Что делал в литературном клубе Амассиан, для меня оставалось загадкой. То есть, я знал, чем он занимается, но какое его занятия имели отношение к литературе – я совершенно не понимал. Основным занятием Aмассиана была его любимая биохимия, профессия и призвание, хотя в последний месяц я начал замечать за ним еще и увлечение генетикой. Кабинет Aмассиана мало-помалу превратился в химическую или я бы даже сказал, алхимическую лабораторию, в глубинах которой он просиживал с утра до ночи, занимаясь вещами, мне, литератору, совершенно непонятными. Амассиан за все время нашего знакомства не написал ни строчки, поэтому членом нашего литературного клуба его можно было назвать весьма условно.
Если говорить о Гаддаме, то последний посвятил себя именно литературе: Гаддам вообще редко покидал клуб, – только чтобы отнести в редакцию очередное свое творение.
Радов был полной противоположностью Гаддаму: веселый и энергичный. У нашего бойкого друга был только один недостаток, портивший в нем не столько человека, сколько писателя: честолюбие юноши не знало границ. Его страстное желание стать великим писателем пугало меня не на шутку.

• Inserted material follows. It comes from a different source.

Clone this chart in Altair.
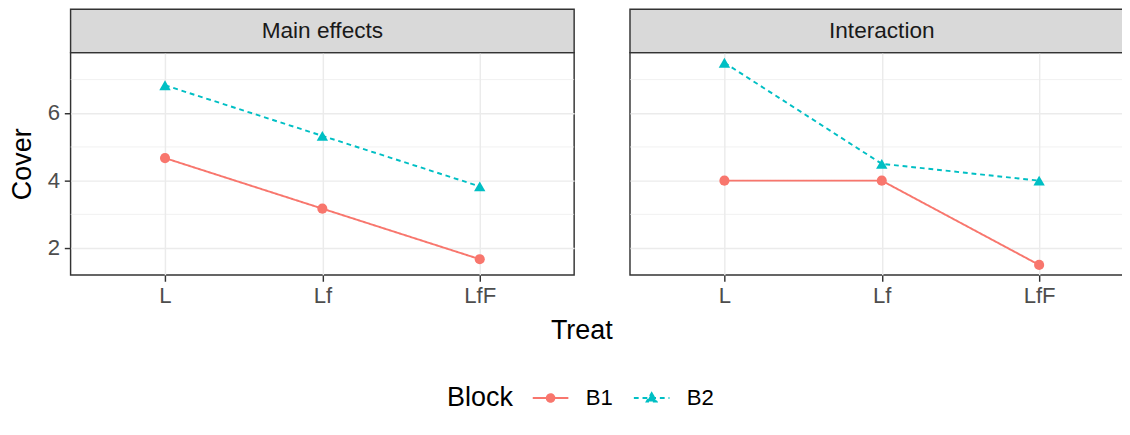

Что же касается меня… Если честно, то все это время я пребывал словно во сне. Ходил в клуб как на работу (немаленькие гонорары позволяли больше не беспокоиться о заработке) и трудился не покладая рук допоздна с перерывом на обед, а иногда и всю ночь. Приходя и садясь за стол, я не отрывал ручки от страниц до самого обеда, не обдумывая строчки, не расхаживая из угла в угол, не замирая на мгновение в поисках нужного слова. Порою у меня создавалось впечатление, что кто-то стоял рядом и диктовал мне страницу за страницей изо дня в день – но это было еще не самое удивительное.

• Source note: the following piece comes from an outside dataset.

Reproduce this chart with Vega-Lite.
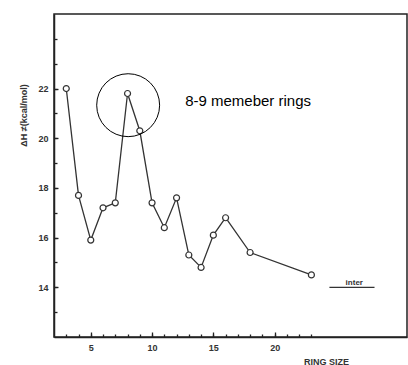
{
  "$schema": "https://vega.github.io/schema/vega-lite/v6.json",
  "width": 353,
  "height": 323,
  "autosize": "none",
  "padding": {"left": 54, "top": 14, "right": 1, "bottom": 28},
  "background": "white",
  "config": {
    "view": {"stroke": "#222", "strokeWidth": 1.5},
    "axis": {"grid": false, "domainColor": "#222", "domainWidth": 1.5, "tickColor": "#222", "tickWidth": 1.3,
      "labelFont": "Liberation Sans", "labelFontWeight": "bold", "labelFontSize": 9, "labelColor": "#333",
      "titleFont": "Liberation Sans", "titleFontWeight": "bold", "titleFontSize": 9, "titleColor": "#333"}
  },
  "resolve": {"axis": {"x": "independent", "y": "independent"}},
  "datasets": {
    "pts": [
      {"ring": 3, "dh": 22.0}, {"ring": 4, "dh": 17.7}, {"ring": 5, "dh": 15.9}, {"ring": 6, "dh": 17.2},
      {"ring": 7, "dh": 17.4}, {"ring": 8, "dh": 21.8}, {"ring": 9, "dh": 20.3}, {"ring": 10, "dh": 17.4},
      {"ring": 11, "dh": 16.4}, {"ring": 12, "dh": 17.6}, {"ring": 13, "dh": 15.3}, {"ring": 14, "dh": 14.8},
      {"ring": 15, "dh": 16.1}, {"ring": 16, "dh": 16.8}, {"ring": 18, "dh": 15.4}, {"ring": 23, "dh": 14.5}
    ]
  },
  "layer": [
    {
      "data": {"name": "pts"},
      "mark": {"type": "line", "color": "#333", "strokeWidth": 1.3},
      "encoding": {
        "x": {"field": "ring", "type": "quantitative", "scale": {"domain": [2, 30.8], "nice": false, "zero": false},
          "axis": {"orient": "bottom", "values": [5, 10, 15, 20], "ticks": false, "labelPadding": 6, "labelOverlap": false,
            "title": "RING SIZE", "titleX": 272, "titleY": 24, "titleBaseline": "middle", "titleAlign": "center"}},
        "y": {"field": "dh", "type": "quantitative", "scale": {"domain": [12, 25], "nice": false, "zero": false},
          "axis": {"orient": "left", "values": [14, 16, 18, 20, 22], "ticks": false, "labelPadding": 6, "labelOverlap": false,
            "title": "ΔH ≠(kcal/mol)", "titleX": -31, "titleY": 101, "titleAngle": -90, "titleBaseline": "middle", "titleAlign": "center"}}
      }
    },
    {
      "data": {"name": "pts"},
      "mark": {"type": "point", "shape": "circle", "filled": true, "fill": "white", "stroke": "#333", "strokeWidth": 1.2, "size": 36, "opacity": 1},
      "encoding": {
        "x": {"field": "ring", "type": "quantitative",
          "axis": {"orient": "top", "offset": -323, "values": [3,4,5,6,7,8,9,10,11,12,13,14,15,16,17,18,19,20,21,22,23], "tickSize": 3, "labels": false, "domain": false, "title": null}},
        "y": {"field": "dh", "type": "quantitative",
          "axis": {"orient": "right", "offset": -353, "values": [13,14,15,16,17,18,19,20,21,22,23,24], "tickSize": 3, "labels": false, "domain": false, "title": null}}
      }
    },
    {
      "data": {"values": [{}]},
      "mark": {"type": "point", "shape": "circle", "filled": false, "stroke": "black", "strokeWidth": 1, "size": 3960, "opacity": 1},
      "encoding": {
        "x": {"datum": 8.05, "type": "quantitative",
          "axis": {"orient": "top", "offset": -323, "values": [5, 10, 15, 20], "tickSize": 5, "labels": false, "domain": false, "title": null}},
        "y": {"datum": 21.33, "type": "quantitative",
          "axis": {"orient": "right", "offset": -353, "values": [14, 16, 18, 20, 22], "tickSize": 4, "labels": false, "domain": false, "title": null}}
      }
    },
    {
      "data": {"values": [{}]},
      "mark": {"type": "text", "text": "8-9 memeber rings", "font": "Liberation Sans", "fontSize": 15, "align": "left", "baseline": "middle", "color": "black"},
      "encoding": {"x": {"datum": 12.7, "type": "quantitative", "axis": null}, "y": {"datum": 21.5, "type": "quantitative", "axis": null}}
    },
    {
      "data": {"values": [{}]},
      "mark": {"type": "rule", "color": "#333", "strokeWidth": 1.3},
      "encoding": {"x": {"datum": 24.47, "type": "quantitative", "axis": null}, "x2": {"datum": 28.15}, "y": {"datum": 14, "type": "quantitative", "axis": null}}
    },
    {
      "data": {"values": [{}]},
      "mark": {"type": "text", "text": "inter", "font": "Liberation Sans", "fontWeight": "bold", "fontSize": 8, "align": "center", "baseline": "alphabetic", "color": "#333", "dy": -2},
      "encoding": {"x": {"datum": 26.5, "type": "quantitative", "axis": null}, "y": {"datum": 14, "type": "quantitative", "axis": null}}
    }
  ]
}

Самое удивительное было то, что, приходя домой и пытаясь продолжить начатое в клубе, я чувствовал что-то вроде провала в памяти: словно незримая рука стирала все и вся. Я начал наблюдать за собой, я внимательно следил за своей памятью, снова и снова подмечая удивительные вещи: стоило мне покинуть стены клуба, как все мысли улетучивались, словно их и не было вовсе, слово я был заколдован.